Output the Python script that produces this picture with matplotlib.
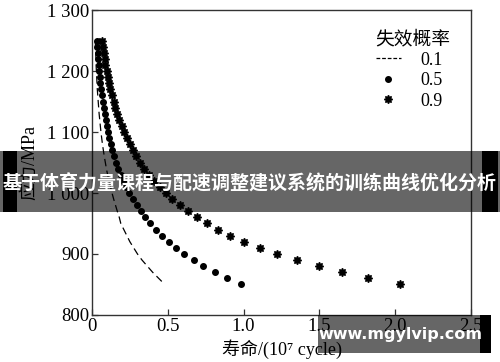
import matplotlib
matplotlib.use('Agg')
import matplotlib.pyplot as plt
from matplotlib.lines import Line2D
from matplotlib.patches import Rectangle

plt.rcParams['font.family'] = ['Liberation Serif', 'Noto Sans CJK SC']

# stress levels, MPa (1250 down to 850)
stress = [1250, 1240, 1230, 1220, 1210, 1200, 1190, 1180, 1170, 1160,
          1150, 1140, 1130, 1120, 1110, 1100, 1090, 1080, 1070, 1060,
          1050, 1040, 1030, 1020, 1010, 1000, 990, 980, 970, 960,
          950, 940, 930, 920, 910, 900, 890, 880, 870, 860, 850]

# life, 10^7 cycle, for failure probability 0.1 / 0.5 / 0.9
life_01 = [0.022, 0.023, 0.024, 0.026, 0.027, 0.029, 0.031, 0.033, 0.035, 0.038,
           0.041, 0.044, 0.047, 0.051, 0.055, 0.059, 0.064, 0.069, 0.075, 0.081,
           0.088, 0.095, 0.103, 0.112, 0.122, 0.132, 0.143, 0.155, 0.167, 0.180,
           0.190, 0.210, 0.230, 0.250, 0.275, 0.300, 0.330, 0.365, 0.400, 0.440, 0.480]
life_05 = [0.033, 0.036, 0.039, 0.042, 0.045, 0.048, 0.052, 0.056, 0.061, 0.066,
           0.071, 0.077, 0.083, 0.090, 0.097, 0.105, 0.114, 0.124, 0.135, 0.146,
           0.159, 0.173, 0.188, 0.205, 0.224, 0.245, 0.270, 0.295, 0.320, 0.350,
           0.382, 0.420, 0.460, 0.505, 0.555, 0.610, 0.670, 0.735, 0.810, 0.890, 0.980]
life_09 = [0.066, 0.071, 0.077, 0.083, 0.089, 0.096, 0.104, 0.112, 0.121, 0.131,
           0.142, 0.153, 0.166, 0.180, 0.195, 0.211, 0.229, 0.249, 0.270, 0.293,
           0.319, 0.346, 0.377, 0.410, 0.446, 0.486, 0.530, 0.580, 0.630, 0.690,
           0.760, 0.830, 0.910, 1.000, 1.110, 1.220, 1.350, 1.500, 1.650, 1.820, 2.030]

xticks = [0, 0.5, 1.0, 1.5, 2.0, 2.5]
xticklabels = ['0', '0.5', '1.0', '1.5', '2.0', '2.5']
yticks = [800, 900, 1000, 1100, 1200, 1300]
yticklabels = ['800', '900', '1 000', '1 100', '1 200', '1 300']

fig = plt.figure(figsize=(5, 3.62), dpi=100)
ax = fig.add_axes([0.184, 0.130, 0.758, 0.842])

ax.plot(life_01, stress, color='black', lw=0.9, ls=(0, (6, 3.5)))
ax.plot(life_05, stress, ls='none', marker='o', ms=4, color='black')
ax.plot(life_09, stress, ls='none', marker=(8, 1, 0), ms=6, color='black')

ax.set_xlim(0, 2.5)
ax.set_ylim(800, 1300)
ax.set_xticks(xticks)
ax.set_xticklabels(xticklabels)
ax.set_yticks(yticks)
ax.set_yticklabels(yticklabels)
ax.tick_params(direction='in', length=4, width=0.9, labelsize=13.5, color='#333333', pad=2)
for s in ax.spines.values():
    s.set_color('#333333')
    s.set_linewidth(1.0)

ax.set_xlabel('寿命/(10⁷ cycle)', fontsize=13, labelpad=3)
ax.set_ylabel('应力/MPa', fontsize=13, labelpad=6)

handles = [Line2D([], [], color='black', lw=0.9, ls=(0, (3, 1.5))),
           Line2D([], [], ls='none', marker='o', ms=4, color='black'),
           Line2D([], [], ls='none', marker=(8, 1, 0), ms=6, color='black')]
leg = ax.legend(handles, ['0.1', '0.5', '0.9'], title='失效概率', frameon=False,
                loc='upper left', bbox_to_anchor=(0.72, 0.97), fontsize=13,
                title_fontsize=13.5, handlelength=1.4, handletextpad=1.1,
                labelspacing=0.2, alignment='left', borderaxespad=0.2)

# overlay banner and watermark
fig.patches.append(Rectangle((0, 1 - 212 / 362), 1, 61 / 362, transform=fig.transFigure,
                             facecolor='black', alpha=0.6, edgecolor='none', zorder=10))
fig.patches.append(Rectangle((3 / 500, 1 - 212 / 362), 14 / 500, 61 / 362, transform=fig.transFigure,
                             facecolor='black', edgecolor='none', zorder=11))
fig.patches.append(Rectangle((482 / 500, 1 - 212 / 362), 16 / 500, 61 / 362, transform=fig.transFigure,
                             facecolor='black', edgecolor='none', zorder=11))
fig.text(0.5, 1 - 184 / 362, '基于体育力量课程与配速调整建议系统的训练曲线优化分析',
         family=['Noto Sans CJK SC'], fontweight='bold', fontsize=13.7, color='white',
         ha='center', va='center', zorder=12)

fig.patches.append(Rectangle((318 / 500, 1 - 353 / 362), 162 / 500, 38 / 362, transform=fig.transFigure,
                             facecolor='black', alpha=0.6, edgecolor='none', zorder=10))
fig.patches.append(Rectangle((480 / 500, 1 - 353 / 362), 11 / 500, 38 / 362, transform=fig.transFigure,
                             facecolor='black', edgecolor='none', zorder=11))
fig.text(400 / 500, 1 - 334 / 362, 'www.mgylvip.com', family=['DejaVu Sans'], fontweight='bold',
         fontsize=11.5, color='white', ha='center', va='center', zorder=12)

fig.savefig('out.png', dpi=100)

● ● ● ● ● ● ●

### What the task asks
Copy out the data above exactly, except the pictures.

### Answer for this exercise
Output the Python script that produces this picture with matplotlib.
import matplotlib
matplotlib.use('Agg')
import matplotlib.pyplot as plt
from matplotlib.lines import Line2D
from matplotlib.patches import Rectangle

plt.rcParams['font.family'] = ['Liberation Serif', 'Noto Sans CJK SC']

# stress levels, MPa (1250 down to 850)
stress = [1250, 1240, 1230, 1220, 1210, 1200, 1190, 1180, 1170, 1160,
          1150, 1140, 1130, 1120, 1110, 1100, 1090, 1080, 1070, 1060,
          1050, 1040, 1030, 1020, 1010, 1000, 990, 980, 970, 960,
          950, 940, 930, 920, 910, 900, 890, 880, 870, 860, 850]

# life, 10^7 cycle, for failure probability 0.1 / 0.5 / 0.9
life_01 = [0.022, 0.023, 0.024, 0.026, 0.027, 0.029, 0.031, 0.033, 0.035, 0.038,
           0.041, 0.044, 0.047, 0.051, 0.055, 0.059, 0.064, 0.069, 0.075, 0.081,
           0.088, 0.095, 0.103, 0.112, 0.122, 0.132, 0.143, 0.155, 0.167, 0.180,
           0.190, 0.210, 0.230, 0.250, 0.275, 0.300, 0.330, 0.365, 0.400, 0.440, 0.480]
life_05 = [0.033, 0.036, 0.039, 0.042, 0.045, 0.048, 0.052, 0.056, 0.061, 0.066,
           0.071, 0.077, 0.083, 0.090, 0.097, 0.105, 0.114, 0.124, 0.135, 0.146,
           0.159, 0.173, 0.188, 0.205, 0.224, 0.245, 0.270, 0.295, 0.320, 0.350,
           0.382, 0.420, 0.460, 0.505, 0.555, 0.610, 0.670, 0.735, 0.810, 0.890, 0.980]
life_09 = [0.066, 0.071, 0.077, 0.083, 0.089, 0.096, 0.104, 0.112, 0.121, 0.131,
           0.142, 0.153, 0.166, 0.180, 0.195, 0.211, 0.229, 0.249, 0.270, 0.293,
           0.319, 0.346, 0.377, 0.410, 0.446, 0.486, 0.530, 0.580, 0.630, 0.690,
           0.760, 0.830, 0.910, 1.000, 1.110, 1.220, 1.350, 1.500, 1.650, 1.820, 2.030]

xticks = [0, 0.5, 1.0, 1.5, 2.0, 2.5]
xticklabels = ['0', '0.5', '1.0', '1.5', '2.0', '2.5']
yticks = [800, 900, 1000, 1100, 1200, 1300]
yticklabels = ['800', '900', '1 000', '1 100', '1 200', '1 300']

fig = plt.figure(figsize=(5, 3.62), dpi=100)
ax = fig.add_axes([0.184, 0.130, 0.758, 0.842])

ax.plot(life_01, stress, color='black', lw=0.9, ls=(0, (6, 3.5)))
ax.plot(life_05, stress, ls='none', marker='o', ms=4, color='black')
ax.plot(life_09, stress, ls='none', marker=(8, 1, 0), ms=6, color='black')

ax.set_xlim(0, 2.5)
ax.set_ylim(800, 1300)
ax.set_xticks(xticks)
ax.set_xticklabels(xticklabels)
ax.set_yticks(yticks)
ax.set_yticklabels(yticklabels)
ax.tick_params(direction='in', length=4, width=0.9, labelsize=13.5, color='#333333', pad=2)
for s in ax.spines.values():
    s.set_color('#333333')
    s.set_linewidth(1.0)

ax.set_xlabel('寿命/(10⁷ cycle)', fontsize=13, labelpad=3)
ax.set_ylabel('应力/MPa', fontsize=13, labelpad=6)

handles = [Line2D([], [], color='black', lw=0.9, ls=(0, (3, 1.5))),
           Line2D([], [], ls='none', marker='o', ms=4, color='black'),
           Line2D([], [], ls='none', marker=(8, 1, 0), ms=6, color='black')]
leg = ax.legend(handles, ['0.1', '0.5', '0.9'], title='失效概率', frameon=False,
                loc='upper left', bbox_to_anchor=(0.72, 0.97), fontsize=13,
                title_fontsize=13.5, handlelength=1.4, handletextpad=1.1,
                labelspacing=0.2, alignment='left', borderaxespad=0.2)

# overlay banner and watermark
fig.patches.append(Rectangle((0, 1 - 212 / 362), 1, 61 / 362, transform=fig.transFigure,
                             facecolor='black', alpha=0.6, edgecolor='none', zorder=10))
fig.patches.append(Rectangle((3 / 500, 1 - 212 / 362), 14 / 500, 61 / 362, transform=fig.transFigure,
                             facecolor='black', edgecolor='none', zorder=11))
fig.patches.append(Rectangle((482 / 500, 1 - 212 / 362), 16 / 500, 61 / 362, transform=fig.transFigure,
                             facecolor='black', edgecolor='none', zorder=11))
fig.text(0.5, 1 - 184 / 362, '基于体育力量课程与配速调整建议系统的训练曲线优化分析',
         family=['Noto Sans CJK SC'], fontweight='bold', fontsize=13.7, color='white',
         ha='center', va='center', zorder=12)

fig.patches.append(Rectangle((318 / 500, 1 - 353 / 362), 162 / 500, 38 / 362, transform=fig.transFigure,
                             facecolor='black', alpha=0.6, edgecolor='none', zorder=10))
fig.patches.append(Rectangle((480 / 500, 1 - 353 / 362), 11 / 500, 38 / 362, transform=fig.transFigure,
                             facecolor='black', edgecolor='none', zorder=11))
fig.text(400 / 500, 1 - 334 / 362, 'www.mgylvip.com', family=['DejaVu Sans'], fontweight='bold',
         fontsize=11.5, color='white', ha='center', va='center', zorder=12)

fig.savefig('out.png', dpi=100)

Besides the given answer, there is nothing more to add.